Given task: Write out each line exactly as it stands, please.

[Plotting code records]

Begin

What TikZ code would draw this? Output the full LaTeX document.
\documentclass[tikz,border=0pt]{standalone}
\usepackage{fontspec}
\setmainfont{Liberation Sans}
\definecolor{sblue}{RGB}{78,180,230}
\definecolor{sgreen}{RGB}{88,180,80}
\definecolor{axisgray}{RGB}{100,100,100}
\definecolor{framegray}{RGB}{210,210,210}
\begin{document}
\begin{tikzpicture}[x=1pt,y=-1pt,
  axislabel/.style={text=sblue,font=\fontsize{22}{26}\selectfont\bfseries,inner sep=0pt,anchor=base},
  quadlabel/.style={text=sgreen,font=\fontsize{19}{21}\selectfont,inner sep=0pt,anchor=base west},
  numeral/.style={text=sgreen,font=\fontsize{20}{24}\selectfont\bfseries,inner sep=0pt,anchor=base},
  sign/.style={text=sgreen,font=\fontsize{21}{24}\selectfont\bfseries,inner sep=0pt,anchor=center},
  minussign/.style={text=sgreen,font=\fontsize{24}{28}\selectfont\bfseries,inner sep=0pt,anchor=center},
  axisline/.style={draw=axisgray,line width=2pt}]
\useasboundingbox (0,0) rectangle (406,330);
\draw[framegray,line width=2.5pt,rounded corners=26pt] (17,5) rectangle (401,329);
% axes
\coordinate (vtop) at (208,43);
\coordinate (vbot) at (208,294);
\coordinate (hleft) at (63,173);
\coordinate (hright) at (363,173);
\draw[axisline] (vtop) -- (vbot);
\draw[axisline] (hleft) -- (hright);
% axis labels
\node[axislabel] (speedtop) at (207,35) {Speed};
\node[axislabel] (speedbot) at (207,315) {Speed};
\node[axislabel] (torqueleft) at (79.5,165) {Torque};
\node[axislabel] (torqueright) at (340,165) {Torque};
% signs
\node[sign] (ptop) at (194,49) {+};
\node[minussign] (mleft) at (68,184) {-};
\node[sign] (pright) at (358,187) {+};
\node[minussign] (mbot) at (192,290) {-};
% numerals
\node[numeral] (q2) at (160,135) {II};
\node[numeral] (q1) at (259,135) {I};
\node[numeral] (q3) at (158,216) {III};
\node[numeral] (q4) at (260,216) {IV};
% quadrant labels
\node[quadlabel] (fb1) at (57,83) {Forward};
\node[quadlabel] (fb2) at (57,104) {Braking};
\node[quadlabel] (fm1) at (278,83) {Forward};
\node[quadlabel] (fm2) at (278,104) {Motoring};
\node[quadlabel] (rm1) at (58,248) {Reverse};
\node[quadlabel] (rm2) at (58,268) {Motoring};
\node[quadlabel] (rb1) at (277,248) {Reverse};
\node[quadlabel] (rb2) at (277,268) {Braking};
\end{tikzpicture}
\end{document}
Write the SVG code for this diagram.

End

Task solution:
What TikZ code would draw this? Output the full LaTeX document.
\documentclass[tikz,border=0pt]{standalone}
\usepackage{fontspec}
\setmainfont{Liberation Sans}
\definecolor{sblue}{RGB}{78,180,230}
\definecolor{sgreen}{RGB}{88,180,80}
\definecolor{axisgray}{RGB}{100,100,100}
\definecolor{framegray}{RGB}{210,210,210}
\begin{document}
\begin{tikzpicture}[x=1pt,y=-1pt,
  axislabel/.style={text=sblue,font=\fontsize{22}{26}\selectfont\bfseries,inner sep=0pt,anchor=base},
  quadlabel/.style={text=sgreen,font=\fontsize{19}{21}\selectfont,inner sep=0pt,anchor=base west},
  numeral/.style={text=sgreen,font=\fontsize{20}{24}\selectfont\bfseries,inner sep=0pt,anchor=base},
  sign/.style={text=sgreen,font=\fontsize{21}{24}\selectfont\bfseries,inner sep=0pt,anchor=center},
  minussign/.style={text=sgreen,font=\fontsize{24}{28}\selectfont\bfseries,inner sep=0pt,anchor=center},
  axisline/.style={draw=axisgray,line width=2pt}]
\useasboundingbox (0,0) rectangle (406,330);
\draw[framegray,line width=2.5pt,rounded corners=26pt] (17,5) rectangle (401,329);
% axes
\coordinate (vtop) at (208,43);
\coordinate (vbot) at (208,294);
\coordinate (hleft) at (63,173);
\coordinate (hright) at (363,173);
\draw[axisline] (vtop) -- (vbot);
\draw[axisline] (hleft) -- (hright);
% axis labels
\node[axislabel] (speedtop) at (207,35) {Speed};
\node[axislabel] (speedbot) at (207,315) {Speed};
\node[axislabel] (torqueleft) at (79.5,165) {Torque};
\node[axislabel] (torqueright) at (340,165) {Torque};
% signs
\node[sign] (ptop) at (194,49) {+};
\node[minussign] (mleft) at (68,184) {-};
\node[sign] (pright) at (358,187) {+};
\node[minussign] (mbot) at (192,290) {-};
% numerals
\node[numeral] (q2) at (160,135) {II};
\node[numeral] (q1) at (259,135) {I};
\node[numeral] (q3) at (158,216) {III};
\node[numeral] (q4) at (260,216) {IV};
% quadrant labels
\node[quadlabel] (fb1) at (57,83) {Forward};
\node[quadlabel] (fb2) at (57,104) {Braking};
\node[quadlabel] (fm1) at (278,83) {Forward};
\node[quadlabel] (fm2) at (278,104) {Motoring};
\node[quadlabel] (rm1) at (58,248) {Reverse};
\node[quadlabel] (rm2) at (58,268) {Motoring};
\node[quadlabel] (rb1) at (277,248) {Reverse};
\node[quadlabel] (rb2) at (277,268) {Braking};
\end{tikzpicture}
\end{document}
Write the SVG code for this diagram.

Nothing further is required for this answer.